### DESCRIPTION OF THE TASK
Return the listing below unchanged, minus its pictures.

### LISTED RECORDS
........
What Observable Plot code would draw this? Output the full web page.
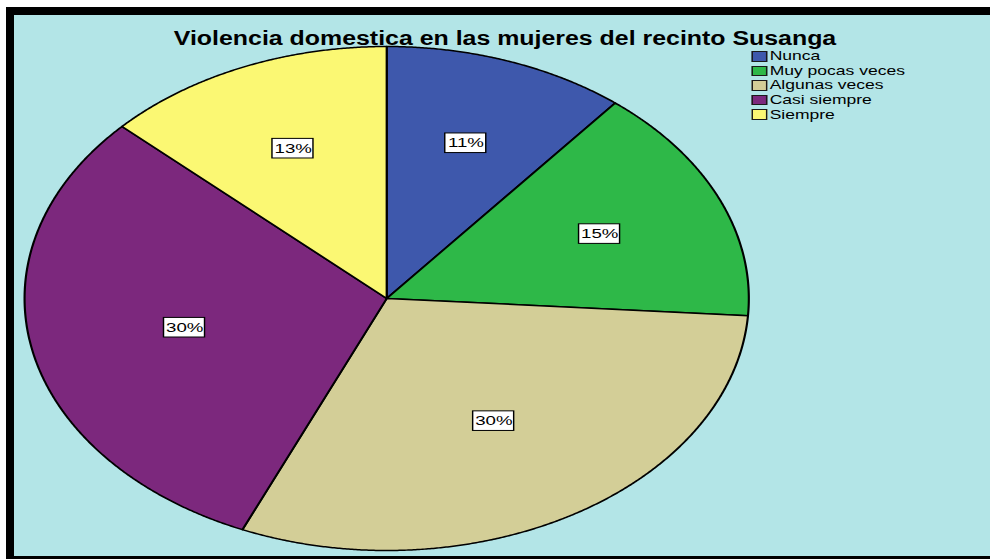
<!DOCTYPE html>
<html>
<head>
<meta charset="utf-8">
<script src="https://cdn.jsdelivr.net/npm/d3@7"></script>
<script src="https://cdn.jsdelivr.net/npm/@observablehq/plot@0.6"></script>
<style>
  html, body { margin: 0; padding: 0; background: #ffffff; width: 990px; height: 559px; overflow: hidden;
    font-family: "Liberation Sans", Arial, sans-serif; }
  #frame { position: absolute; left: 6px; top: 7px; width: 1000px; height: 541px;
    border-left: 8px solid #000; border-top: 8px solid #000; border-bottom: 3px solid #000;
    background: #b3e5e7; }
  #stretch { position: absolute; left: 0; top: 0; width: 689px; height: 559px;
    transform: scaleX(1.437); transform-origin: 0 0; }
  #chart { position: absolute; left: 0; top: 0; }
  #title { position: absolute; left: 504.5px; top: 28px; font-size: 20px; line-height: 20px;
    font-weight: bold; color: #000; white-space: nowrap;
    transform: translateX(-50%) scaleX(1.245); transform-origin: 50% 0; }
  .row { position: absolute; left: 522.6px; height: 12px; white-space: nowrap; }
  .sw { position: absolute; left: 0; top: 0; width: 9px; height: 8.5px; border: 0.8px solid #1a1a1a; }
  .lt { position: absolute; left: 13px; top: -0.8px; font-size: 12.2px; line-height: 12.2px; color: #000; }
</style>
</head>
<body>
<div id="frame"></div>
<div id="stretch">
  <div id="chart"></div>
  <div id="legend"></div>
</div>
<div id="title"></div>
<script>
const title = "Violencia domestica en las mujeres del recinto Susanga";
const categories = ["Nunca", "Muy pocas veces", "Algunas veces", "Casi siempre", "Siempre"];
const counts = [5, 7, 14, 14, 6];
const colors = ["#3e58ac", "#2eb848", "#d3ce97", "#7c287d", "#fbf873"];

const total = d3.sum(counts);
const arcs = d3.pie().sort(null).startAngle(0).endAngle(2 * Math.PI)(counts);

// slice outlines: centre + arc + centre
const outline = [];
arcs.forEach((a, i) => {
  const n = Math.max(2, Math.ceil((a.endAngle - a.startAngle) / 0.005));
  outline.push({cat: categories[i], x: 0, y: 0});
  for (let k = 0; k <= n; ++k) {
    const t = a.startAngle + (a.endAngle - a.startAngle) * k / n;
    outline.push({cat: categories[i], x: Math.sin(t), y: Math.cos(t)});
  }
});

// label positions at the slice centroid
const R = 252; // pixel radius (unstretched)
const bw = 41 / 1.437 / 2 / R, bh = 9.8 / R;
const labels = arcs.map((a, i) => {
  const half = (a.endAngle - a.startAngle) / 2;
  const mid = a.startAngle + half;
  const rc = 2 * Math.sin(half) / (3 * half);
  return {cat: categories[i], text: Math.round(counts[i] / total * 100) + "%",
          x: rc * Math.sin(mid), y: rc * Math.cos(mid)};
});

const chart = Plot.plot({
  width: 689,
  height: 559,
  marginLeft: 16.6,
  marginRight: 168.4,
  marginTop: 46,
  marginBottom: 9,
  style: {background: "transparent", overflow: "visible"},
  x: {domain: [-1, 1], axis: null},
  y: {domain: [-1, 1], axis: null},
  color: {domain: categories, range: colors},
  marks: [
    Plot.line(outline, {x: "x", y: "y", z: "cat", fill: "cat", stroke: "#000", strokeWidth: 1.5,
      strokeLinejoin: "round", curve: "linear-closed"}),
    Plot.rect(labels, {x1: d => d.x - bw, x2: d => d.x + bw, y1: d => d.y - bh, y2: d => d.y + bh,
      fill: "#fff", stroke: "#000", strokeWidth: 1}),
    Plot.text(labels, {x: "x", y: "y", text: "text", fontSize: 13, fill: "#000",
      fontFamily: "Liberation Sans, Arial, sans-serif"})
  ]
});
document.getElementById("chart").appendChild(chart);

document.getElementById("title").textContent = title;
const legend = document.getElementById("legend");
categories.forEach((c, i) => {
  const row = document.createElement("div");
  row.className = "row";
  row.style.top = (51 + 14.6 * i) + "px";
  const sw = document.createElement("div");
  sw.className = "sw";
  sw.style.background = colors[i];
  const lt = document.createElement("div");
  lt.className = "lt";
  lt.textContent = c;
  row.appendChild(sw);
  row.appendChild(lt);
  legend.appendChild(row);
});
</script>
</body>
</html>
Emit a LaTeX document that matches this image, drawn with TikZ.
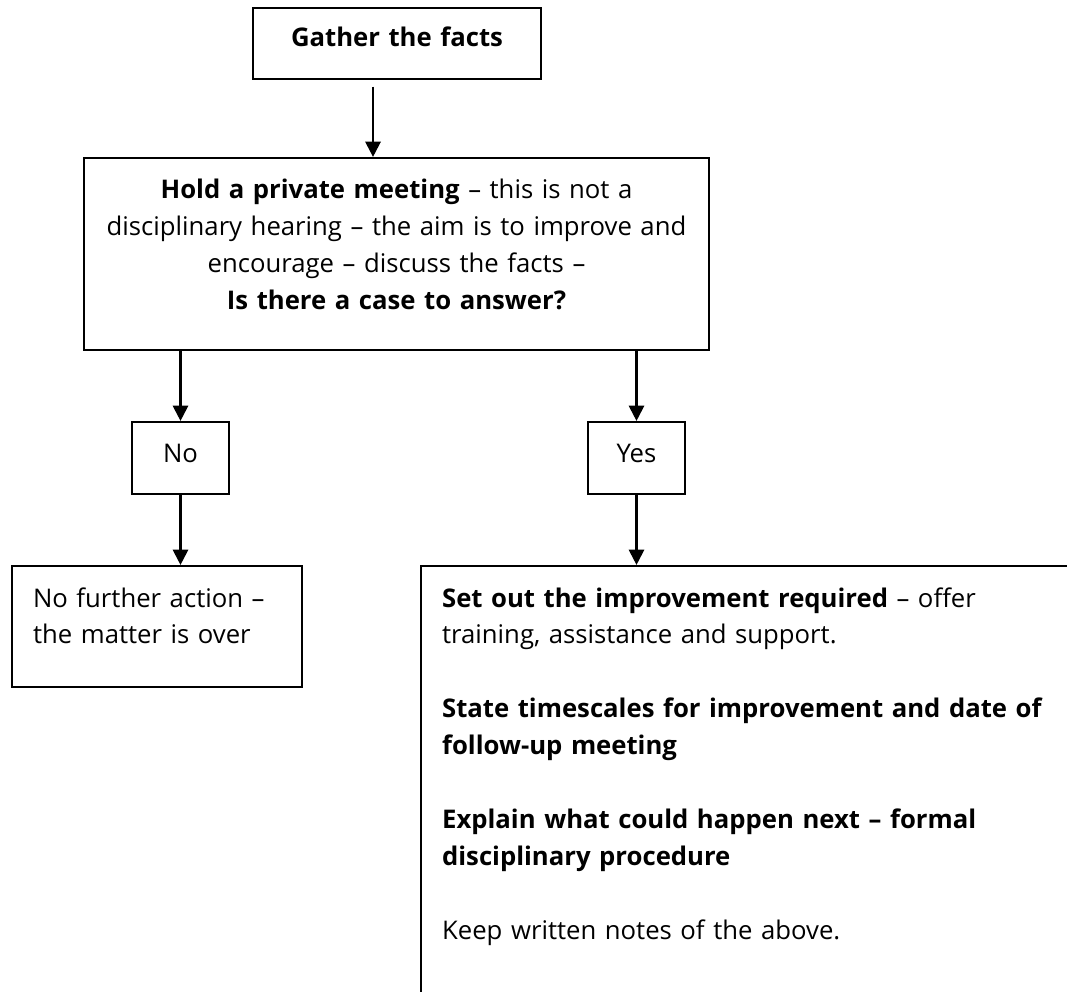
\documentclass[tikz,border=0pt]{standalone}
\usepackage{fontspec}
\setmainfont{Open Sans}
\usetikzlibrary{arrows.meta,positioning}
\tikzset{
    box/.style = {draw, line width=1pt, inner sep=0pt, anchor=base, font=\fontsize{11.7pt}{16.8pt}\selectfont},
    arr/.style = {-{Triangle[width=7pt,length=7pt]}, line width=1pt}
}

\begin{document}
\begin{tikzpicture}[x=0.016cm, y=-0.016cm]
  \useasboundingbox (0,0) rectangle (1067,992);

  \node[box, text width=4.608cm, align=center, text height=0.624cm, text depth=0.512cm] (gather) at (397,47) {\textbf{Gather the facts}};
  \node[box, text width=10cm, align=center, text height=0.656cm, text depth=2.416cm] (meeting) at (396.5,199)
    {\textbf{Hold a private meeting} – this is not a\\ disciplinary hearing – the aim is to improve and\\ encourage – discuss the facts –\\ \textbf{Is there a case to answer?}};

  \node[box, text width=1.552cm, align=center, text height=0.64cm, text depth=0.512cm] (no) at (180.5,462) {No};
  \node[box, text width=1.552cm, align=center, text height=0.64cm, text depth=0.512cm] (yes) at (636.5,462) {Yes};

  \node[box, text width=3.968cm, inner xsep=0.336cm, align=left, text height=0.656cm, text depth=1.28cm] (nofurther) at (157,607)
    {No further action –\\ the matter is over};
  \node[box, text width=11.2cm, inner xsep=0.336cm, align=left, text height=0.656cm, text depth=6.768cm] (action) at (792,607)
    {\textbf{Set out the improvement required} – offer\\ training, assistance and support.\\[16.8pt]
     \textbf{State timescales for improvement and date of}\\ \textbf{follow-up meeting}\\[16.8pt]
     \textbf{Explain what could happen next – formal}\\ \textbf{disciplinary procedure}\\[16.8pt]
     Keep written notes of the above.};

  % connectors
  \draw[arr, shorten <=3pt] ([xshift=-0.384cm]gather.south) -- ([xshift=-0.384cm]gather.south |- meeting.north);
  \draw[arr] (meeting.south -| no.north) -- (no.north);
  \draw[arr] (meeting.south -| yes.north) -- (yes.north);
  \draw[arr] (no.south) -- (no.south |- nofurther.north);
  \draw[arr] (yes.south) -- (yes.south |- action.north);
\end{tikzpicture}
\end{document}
........
### FULL ANSWER
What Observable Plot code would draw this? Output the full web page.
<!DOCTYPE html>
<html>
<head>
<meta charset="utf-8">
<script src="https://cdn.jsdelivr.net/npm/d3@7"></script>
<script src="https://cdn.jsdelivr.net/npm/@observablehq/plot@0.6"></script>
<style>
  html, body { margin: 0; padding: 0; background: #ffffff; width: 990px; height: 559px; overflow: hidden;
    font-family: "Liberation Sans", Arial, sans-serif; }
  #frame { position: absolute; left: 6px; top: 7px; width: 1000px; height: 541px;
    border-left: 8px solid #000; border-top: 8px solid #000; border-bottom: 3px solid #000;
    background: #b3e5e7; }
  #stretch { position: absolute; left: 0; top: 0; width: 689px; height: 559px;
    transform: scaleX(1.437); transform-origin: 0 0; }
  #chart { position: absolute; left: 0; top: 0; }
  #title { position: absolute; left: 504.5px; top: 28px; font-size: 20px; line-height: 20px;
    font-weight: bold; color: #000; white-space: nowrap;
    transform: translateX(-50%) scaleX(1.245); transform-origin: 50% 0; }
  .row { position: absolute; left: 522.6px; height: 12px; white-space: nowrap; }
  .sw { position: absolute; left: 0; top: 0; width: 9px; height: 8.5px; border: 0.8px solid #1a1a1a; }
  .lt { position: absolute; left: 13px; top: -0.8px; font-size: 12.2px; line-height: 12.2px; color: #000; }
</style>
</head>
<body>
<div id="frame"></div>
<div id="stretch">
  <div id="chart"></div>
  <div id="legend"></div>
</div>
<div id="title"></div>
<script>
const title = "Violencia domestica en las mujeres del recinto Susanga";
const categories = ["Nunca", "Muy pocas veces", "Algunas veces", "Casi siempre", "Siempre"];
const counts = [5, 7, 14, 14, 6];
const colors = ["#3e58ac", "#2eb848", "#d3ce97", "#7c287d", "#fbf873"];

const total = d3.sum(counts);
const arcs = d3.pie().sort(null).startAngle(0).endAngle(2 * Math.PI)(counts);

// slice outlines: centre + arc + centre
const outline = [];
arcs.forEach((a, i) => {
  const n = Math.max(2, Math.ceil((a.endAngle - a.startAngle) / 0.005));
  outline.push({cat: categories[i], x: 0, y: 0});
  for (let k = 0; k <= n; ++k) {
    const t = a.startAngle + (a.endAngle - a.startAngle) * k / n;
    outline.push({cat: categories[i], x: Math.sin(t), y: Math.cos(t)});
  }
});

// label positions at the slice centroid
const R = 252; // pixel radius (unstretched)
const bw = 41 / 1.437 / 2 / R, bh = 9.8 / R;
const labels = arcs.map((a, i) => {
  const half = (a.endAngle - a.startAngle) / 2;
  const mid = a.startAngle + half;
  const rc = 2 * Math.sin(half) / (3 * half);
  return {cat: categories[i], text: Math.round(counts[i] / total * 100) + "%",
          x: rc * Math.sin(mid), y: rc * Math.cos(mid)};
});

const chart = Plot.plot({
  width: 689,
  height: 559,
  marginLeft: 16.6,
  marginRight: 168.4,
  marginTop: 46,
  marginBottom: 9,
  style: {background: "transparent", overflow: "visible"},
  x: {domain: [-1, 1], axis: null},
  y: {domain: [-1, 1], axis: null},
  color: {domain: categories, range: colors},
  marks: [
    Plot.line(outline, {x: "x", y: "y", z: "cat", fill: "cat", stroke: "#000", strokeWidth: 1.5,
      strokeLinejoin: "round", curve: "linear-closed"}),
    Plot.rect(labels, {x1: d => d.x - bw, x2: d => d.x + bw, y1: d => d.y - bh, y2: d => d.y + bh,
      fill: "#fff", stroke: "#000", strokeWidth: 1}),
    Plot.text(labels, {x: "x", y: "y", text: "text", fontSize: 13, fill: "#000",
      fontFamily: "Liberation Sans, Arial, sans-serif"})
  ]
});
document.getElementById("chart").appendChild(chart);

document.getElementById("title").textContent = title;
const legend = document.getElementById("legend");
categories.forEach((c, i) => {
  const row = document.createElement("div");
  row.className = "row";
  row.style.top = (51 + 14.6 * i) + "px";
  const sw = document.createElement("div");
  sw.className = "sw";
  sw.style.background = colors[i];
  const lt = document.createElement("div");
  lt.className = "lt";
  lt.textContent = c;
  row.appendChild(sw);
  row.appendChild(lt);
  legend.appendChild(row);
});
</script>
</body>
</html>
Emit a LaTeX document that matches this image, drawn with TikZ.
\documentclass[tikz,border=0pt]{standalone}
\usepackage{fontspec}
\setmainfont{Open Sans}
\usetikzlibrary{arrows.meta,positioning}
\tikzset{
    box/.style = {draw, line width=1pt, inner sep=0pt, anchor=base, font=\fontsize{11.7pt}{16.8pt}\selectfont},
    arr/.style = {-{Triangle[width=7pt,length=7pt]}, line width=1pt}
}

\begin{document}
\begin{tikzpicture}[x=0.016cm, y=-0.016cm]
  \useasboundingbox (0,0) rectangle (1067,992);

  \node[box, text width=4.608cm, align=center, text height=0.624cm, text depth=0.512cm] (gather) at (397,47) {\textbf{Gather the facts}};
  \node[box, text width=10cm, align=center, text height=0.656cm, text depth=2.416cm] (meeting) at (396.5,199)
    {\textbf{Hold a private meeting} – this is not a\\ disciplinary hearing – the aim is to improve and\\ encourage – discuss the facts –\\ \textbf{Is there a case to answer?}};

  \node[box, text width=1.552cm, align=center, text height=0.64cm, text depth=0.512cm] (no) at (180.5,462) {No};
  \node[box, text width=1.552cm, align=center, text height=0.64cm, text depth=0.512cm] (yes) at (636.5,462) {Yes};

  \node[box, text width=3.968cm, inner xsep=0.336cm, align=left, text height=0.656cm, text depth=1.28cm] (nofurther) at (157,607)
    {No further action –\\ the matter is over};
  \node[box, text width=11.2cm, inner xsep=0.336cm, align=left, text height=0.656cm, text depth=6.768cm] (action) at (792,607)
    {\textbf{Set out the improvement required} – offer\\ training, assistance and support.\\[16.8pt]
     \textbf{State timescales for improvement and date of}\\ \textbf{follow-up meeting}\\[16.8pt]
     \textbf{Explain what could happen next – formal}\\ \textbf{disciplinary procedure}\\[16.8pt]
     Keep written notes of the above.};

  % connectors
  \draw[arr, shorten <=3pt] ([xshift=-0.384cm]gather.south) -- ([xshift=-0.384cm]gather.south |- meeting.north);
  \draw[arr] (meeting.south -| no.north) -- (no.north);
  \draw[arr] (meeting.south -| yes.north) -- (yes.north);
  \draw[arr] (no.south) -- (no.south |- nofurther.north);
  \draw[arr] (yes.south) -- (yes.south |- action.north);
\end{tikzpicture}
\end{document}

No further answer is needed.